__Task__: Begin the copy with the line that contains "Output the Python" and end it with the line that contains "import plotly.graph_objects as go". Print these lines exactly and omit all pictures.

Source code of charts
--------------------

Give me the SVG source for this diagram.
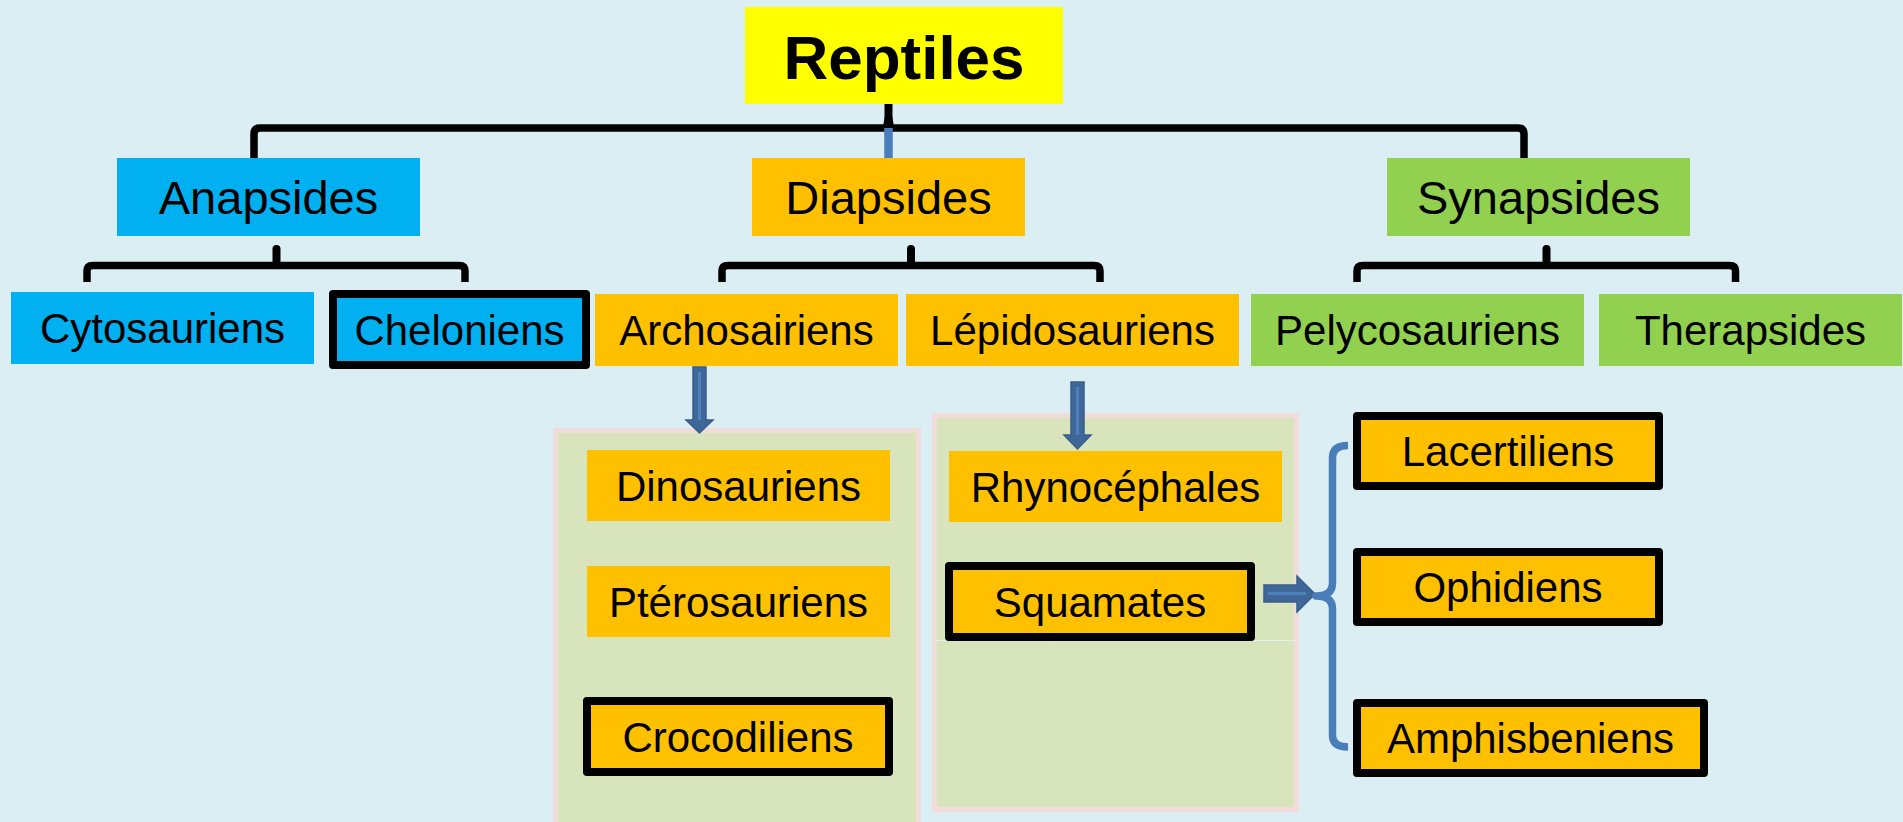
<svg xmlns="http://www.w3.org/2000/svg" width="1903" height="822" viewBox="0 0 1903 822">
<style>
  text { font-family: "Liberation Sans", Arial, sans-serif; fill: #000; text-anchor: middle; }
  .t0 { font-size: 62px; font-weight: bold; }
  .t1 { font-size: 47px; }
  .t2 { font-size: 42px; }
  .cyan { fill: #00b0f0; }
  .orange { fill: #ffc000; }
  .green { fill: #92d050; }
  .bord { stroke: #000; stroke-width: 8; stroke-linejoin: round; }
  .panel { fill: #d8e4bc; stroke: #f2dcdb; stroke-width: 5; }
  .brace { fill: none; stroke: #000; stroke-width: 7.5; stroke-linejoin: round; }
  .stem { fill: none; stroke: #000; stroke-width: 8; stroke-linecap: round; }
  .barrow { fill: #3f6899; stroke: #385d8a; stroke-width: 1.5; stroke-linejoin: miter; }
  .hl { stroke: #4f81bd; stroke-width: 3; fill: none; }
</style>
<rect x="0" y="0" width="1903" height="822" fill="#daeef3"/>

<g id="panels">
  <rect class="panel" x="555.5" y="430.5" width="363" height="400"/>
  <rect class="panel" x="934.5" y="415.5" width="362" height="394"/>
  <line x1="936" y1="640.5" x2="1295" y2="640.5" stroke="#e3f0f3" stroke-width="1"/>
</g>

<g id="connectors">
  <path class="brace" d="M254,158 V134 Q254,128 260,128 H1518 Q1524,128 1524,134 V158"/>
  <path class="stem" d="M888.5,98 V126"/>
  <path d="M883,126 L885,116 H892 L894,126 Z" fill="#000"/>
  <line x1="888.5" y1="128" x2="888.5" y2="158" stroke="#4a7ebb" stroke-width="8.5"/>

  <path class="brace" d="M87,282 V271 Q87,265.5 93,265.5 H459 Q465,265.5 465,271 V282"/>
  <path class="stem" d="M276.5,249 V264"/>
  <path class="brace" d="M722,282 V271 Q722,265.5 728,265.5 H1094 Q1100,265.5 1100,271 V282"/>
  <path class="stem" d="M911,249 V264"/>
  <path class="brace" d="M1357,282 V271 Q1357,265.5 1363,265.5 H1729.5 Q1735.5,265.5 1735.5,271 V282"/>
  <path class="stem" d="M1546.5,249 V264"/>

  <path class="barrow" d="M693,367 H706 V420 H713 L699.5,433 L686,420 H693 Z"/>
  <line class="hl" x1="699.5" y1="372" x2="699.5" y2="420"/>
  <path class="barrow" d="M1071,382 H1084 V435 H1091 L1077.5,449 L1064,435 H1071 Z"/>
  <line class="hl" x1="1077.5" y1="387" x2="1077.5" y2="435"/>
  <path class="barrow" d="M1264,585 V602 H1297 V612 L1315,594 L1297,576 V585 Z"/>
  <line class="hl" x1="1268" y1="593.5" x2="1306" y2="593.5"/>

  <path d="M1348,445.5 Q1332.5,445.5 1332.5,458 V583 Q1332.5,596 1316,596 Q1332.5,596 1332.5,609 V735 Q1332.5,747 1348,747" fill="none" stroke="#4a7ebb" stroke-width="7.5" stroke-linejoin="round"/>
</g>

<g id="reptiles">
  <rect x="745" y="7" width="318" height="97" fill="#ffff00"/>
  <text class="t0" x="904" y="79">Reptiles</text>
</g>

<g id="anapsides">
  <rect class="cyan" x="117" y="158" width="303" height="78"/>
  <text class="t1" x="268.5" y="214">Anapsides</text>
</g>
<g id="diapsides">
  <rect class="orange" x="752" y="158" width="273" height="78"/>
  <text class="t1" x="888.5" y="214">Diapsides</text>
</g>
<g id="synapsides">
  <rect class="green" x="1387" y="158" width="303" height="78"/>
  <text class="t1" x="1538.5" y="214">Synapsides</text>
</g>

<g id="cytosauriens">
  <rect class="cyan" x="11" y="292" width="303" height="72"/>
  <text class="t2" x="162.5" y="343">Cytosauriens</text>
</g>
<g id="cheloniens">
  <rect class="cyan bord" x="333" y="294" width="253" height="71"/>
  <text class="t2" x="459.5" y="344.5">Cheloniens</text>
</g>
<g id="archosairiens">
  <rect class="orange" x="595" y="294" width="303" height="72"/>
  <text class="t2" x="746.5" y="345">Archosairiens</text>
</g>
<g id="lepidosauriens">
  <rect class="orange" x="906" y="294" width="333" height="72"/>
  <text class="t2" x="1072.5" y="345">Lépidosauriens</text>
</g>
<g id="pelycosauriens">
  <rect class="green" x="1251" y="294" width="333" height="72"/>
  <text class="t2" x="1417.5" y="345">Pelycosauriens</text>
</g>
<g id="therapsides">
  <rect class="green" x="1599" y="294" width="303" height="72"/>
  <text class="t2" x="1750.5" y="345">Therapsides</text>
</g>

<g id="dinosauriens">
  <rect class="orange" x="587" y="450" width="303" height="71"/>
  <text class="t2" x="738.5" y="501">Dinosauriens</text>
</g>
<g id="pterosauriens">
  <rect class="orange" x="587" y="566" width="303" height="71"/>
  <text class="t2" x="738.5" y="617">Ptérosauriens</text>
</g>
<g id="crocodiliens">
  <rect class="orange bord" x="587" y="701" width="302" height="71"/>
  <text class="t2" x="738" y="751.5">Crocodiliens</text>
</g>

<g id="rhynocephales">
  <rect class="orange" x="949" y="451" width="333" height="71"/>
  <text class="t2" x="1115.5" y="502">Rhynocéphales</text>
</g>
<g id="squamates">
  <rect class="orange bord" x="949" y="566" width="302" height="71"/>
  <text class="t2" x="1100" y="616.5">Squamates</text>
</g>

<g id="lacertiliens">
  <rect class="orange bord" x="1357" y="416" width="302" height="70"/>
  <text class="t2" x="1508" y="466">Lacertiliens</text>
</g>
<g id="ophidiens">
  <rect class="orange bord" x="1357" y="552" width="302" height="70"/>
  <text class="t2" x="1508" y="602">Ophidiens</text>
</g>
<g id="amphisbeniens">
  <rect class="orange bord" x="1357" y="703" width="347" height="70"/>
  <text class="t2" x="1530.5" y="753">Amphisbeniens</text>
</g>
</svg>
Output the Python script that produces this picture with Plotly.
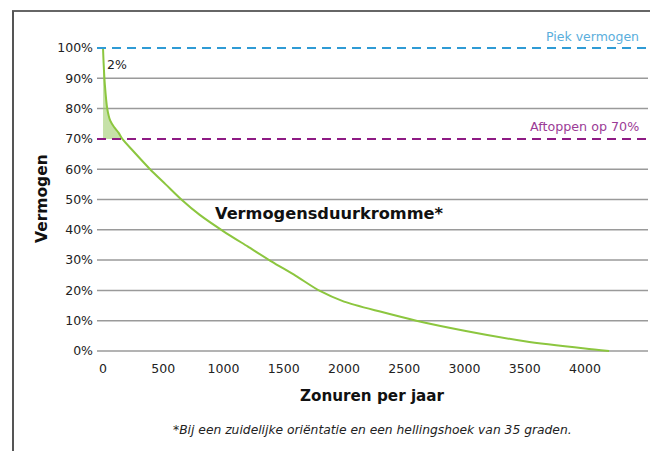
import plotly.graph_objects as go

# Data
hours = [0, 5, 15, 35, 60, 90, 130, 160, 250, 390, 520, 650, 800, 1000, 1200, 1400, 1600, 1800, 2000, 2300, 2600, 3000, 3500, 4000, 4200]
capacity = [100, 95, 88, 80, 76, 74, 72, 70, 66, 60, 55, 50, 45, 39.5, 34.5, 29.5, 24.8, 19.8, 16.3, 13, 10, 6.7, 3.2, 0.8, 0]
peak_level = 100
cap_level = 70
x_ticks = [0, 500, 1000, 1500, 2000, 2500, 3000, 3500, 4000]
y_ticks = [0, 10, 20, 30, 40, 50, 60, 70, 80, 90, 100]
y_ticktext = [f"{v}%" for v in y_ticks]

FONT = "DejaVu Sans"
GREEN = "#8cc63f"
BLUE = "#2f9bd5"
PURPLE = "#8e1b84"

fill_x = [h for h, c in zip(hours, capacity) if c >= cap_level]
fill_y = [c for c in capacity if c >= cap_level]

fig = go.Figure()
fig.add_trace(go.Scatter(x=fill_x, y=[cap_level] * len(fill_x), mode="lines",
                         line=dict(width=0), hoverinfo="skip", showlegend=False))
fig.add_trace(go.Scatter(x=fill_x, y=fill_y, mode="lines", fill="tonexty",
                         fillcolor="rgba(160,205,110,0.6)", line=dict(width=0, shape="spline"),
                         hoverinfo="skip", showlegend=False))
fig.add_trace(go.Scatter(x=hours, y=capacity, mode="lines",
                         line=dict(color=GREEN, width=2, shape="spline", smoothing=0.7),
                         showlegend=False))

OFF = 8  # page body margin
W, H = 658 - OFF, 451 - OFF
L, T = 97 - OFF, 45 - OFF
R = 658 - 648
B = 451 - 354
pw, ph = W - L - R, H - T - B

def px(xp):
    return (xp - OFF - L) / pw

def py(yp):
    return (H - B - (yp - OFF)) / ph

shapes = []
# gray gridlines except where the dashed reference lines sit
for v in y_ticks:
    if v in (peak_level, cap_level):
        continue
    shapes.append(dict(type="line", xref="paper", yref="y", x0=0, x1=1, y0=v, y1=v,
                       layer="below", line=dict(color="#9a9a9a", width=1.5)))
shapes += [
    dict(type="line", xref="paper", yref="y", x0=0, x1=1, y0=peak_level, y1=peak_level,
         line=dict(color=BLUE, width=2, dash="9px,6px")),
    dict(type="line", xref="paper", yref="y", x0=0, x1=1, y0=cap_level, y1=cap_level,
         line=dict(color=PURPLE, width=2, dash="9px,6px")),
    dict(type="line", xref="paper", yref="paper", x0=px(12), x1=px(662), y0=py(11), y1=py(11),
         line=dict(color="#333333", width=1.5)),
    dict(type="line", xref="paper", yref="paper", x0=px(13), x1=px(13), y0=py(11), y1=py(460),
         line=dict(color="#555555", width=2)),
]

annotations = [
    dict(text="Piek vermogen", xref="paper", yref="paper", x=px(641), y=py(36),
         xanchor="right", yanchor="middle", showarrow=False,
         font=dict(family=FONT, size=12.5, color="#5aaedc")),
    dict(text="Aftoppen op 70%", xref="paper", yref="paper", x=px(641), y=py(126),
         xanchor="right", yanchor="middle", showarrow=False,
         font=dict(family=FONT, size=12.7, color="#9b3b96")),
    dict(text="2%", xref="paper", yref="paper", x=px(105), y=py(64),
         xanchor="left", yanchor="middle", showarrow=False,
         font=dict(family=FONT, size=12.5, color="#222222")),
    dict(text="<b>Vermogensduurkromme*</b>", xref="paper", yref="paper", x=px(213), y=py(213),
         xanchor="left", yanchor="middle", showarrow=False,
         font=dict(family=FONT, size=16.2, color="#111111")),
    dict(text="<b>Vermogen</b>", xref="paper", yref="paper", x=px(42), y=py(199),
         xanchor="center", yanchor="middle", showarrow=False, textangle=-90,
         font=dict(family=FONT, size=15.5, color="#111111")),
    dict(text="<b>Zonuren per jaar</b>", xref="paper", yref="paper", x=px(372), y=py(396),
         xanchor="center", yanchor="middle", showarrow=False,
         font=dict(family=FONT, size=15.2, color="#111111")),
    dict(text="<i>*Bij een zuidelijke oriëntatie en een hellingshoek van 35 graden.</i>", xref="paper", yref="paper",
         x=px(372), y=py(430), xanchor="center", yanchor="middle", showarrow=False,
         font=dict(family=FONT, size=12.3, color="#222222")),
]

fig.update_layout(
    width=W, height=H,
    margin=dict(l=L, r=R, t=T, b=B, autoexpand=False),
    paper_bgcolor="white", plot_bgcolor="white",
    shapes=shapes, annotations=annotations,
    xaxis=dict(range=[-50, 4523], tickvals=x_ticks, showgrid=False, zeroline=False,
               showline=False, ticks="", automargin=False, ticklabelstandoff=5,
               tickfont=dict(family=FONT, size=12.5, color="#222222")),
    yaxis=dict(range=[-1, 101], tickvals=y_ticks, ticktext=y_ticktext,
               showgrid=False, zeroline=False,
               showline=False, ticks="", ticklabelstandoff=3, automargin=False,
               tickfont=dict(family=FONT, size=12.5, color="#222222")),
)

fig.write_html("out.html")
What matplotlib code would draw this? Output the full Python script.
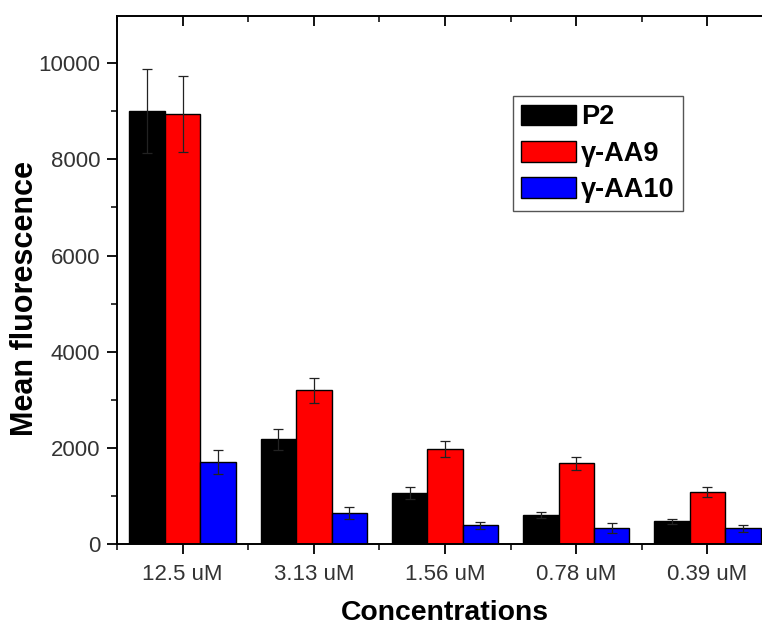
import numpy as np
import matplotlib
matplotlib.use("Agg")
from matplotlib import pyplot as plt
from matplotlib.ticker import MultipleLocator, FixedLocator

plt.rcParams['font.family'] = ['Liberation Sans', 'DejaVu Sans']

concentrations = ["12.5 uM", "3.13 uM", "1.56 uM", "0.78 uM", "0.39 uM"]
series_names = ["P2", "γ-AA9", "γ-AA10"]

p2 = [9000, 2180, 1060, 605, 475]
p2_err = [870, 215, 130, 70, 50]
aa9 = [8950, 3200, 1980, 1680, 1085]
aa9_err = [790, 260, 165, 140, 110]
aa10 = [1710, 645, 390, 330, 330]
aa10_err = [250, 125, 75, 100, 75]

colors = ["#000000", "#ff0000", "#0000ff"]

fig = plt.figure(figsize=(7.62, 6.29), dpi=100)
ax = fig.add_axes([0.1535, 0.135, 0.861, 0.8395])

x = np.arange(len(concentrations))
w = 0.27
for k, (vals, errs) in enumerate([(p2, p2_err), (aa9, aa9_err), (aa10, aa10_err)]):
    ax.bar(x + (k - 1) * w, vals, w, color=colors[k], edgecolor="black",
           linewidth=1.0, label=series_names[k], zorder=2)
    ax.errorbar(x + (k - 1) * w, vals, yerr=errs, fmt="none", ecolor="#222222",
                elinewidth=0.9, capsize=3.3, capthick=0.9, zorder=3)

ax.set_xlim(-0.5, 4.5)
ax.set_ylim(0, 10980)

ax.set_xticks(x)
ax.set_xticklabels(concentrations)
ax.xaxis.set_minor_locator(FixedLocator(np.arange(-0.5, 5, 1.0)))
ax.yaxis.set_major_locator(MultipleLocator(2000))
ax.yaxis.set_minor_locator(MultipleLocator(1000))

ax.tick_params(axis="both", which="major", labelsize=16, width=1.3, length=7,
               direction="out", colors="black", labelcolor="#333333")
ax.tick_params(axis="x", which="major", pad=7)
ax.tick_params(axis="y", which="major", pad=5)
ax.tick_params(axis="both", which="minor", width=1.1, length=4.5, direction="out")
ax.tick_params(top=True, right=True, which="both")

# top/right ticks point inward
for t in ax.xaxis.get_major_ticks() + ax.xaxis.get_minor_ticks():
    t.tick2line.set_marker(matplotlib.lines.TICKDOWN)
for t in ax.yaxis.get_major_ticks() + ax.yaxis.get_minor_ticks():
    t.tick2line.set_marker(matplotlib.lines.TICKLEFT)

for s in ax.spines.values():
    s.set_linewidth(1.4)

ax.set_xlabel("Concentrations", fontsize=20.4, fontweight="bold", labelpad=11)
ax.set_ylabel("Mean fluorescence", fontsize=22, fontweight="bold")
ax.yaxis.set_label_coords(-0.118, 0.466)

leg = ax.legend(loc="upper left", bbox_to_anchor=(0.604, 0.848),
                prop={"weight": "bold", "size": 19.5}, fancybox=False,
                edgecolor="#555555", framealpha=1, handlelength=2.0,
                handleheight=0.8, handletextpad=0.2, labelspacing=0.38,
                borderpad=0.3, borderaxespad=0)
leg.get_frame().set_linewidth(1.0)

fig.savefig("out.png", dpi=100)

--------------------

__Answer below__:
Output the Python script that produces this picture with Plotly.
import plotly.graph_objects as go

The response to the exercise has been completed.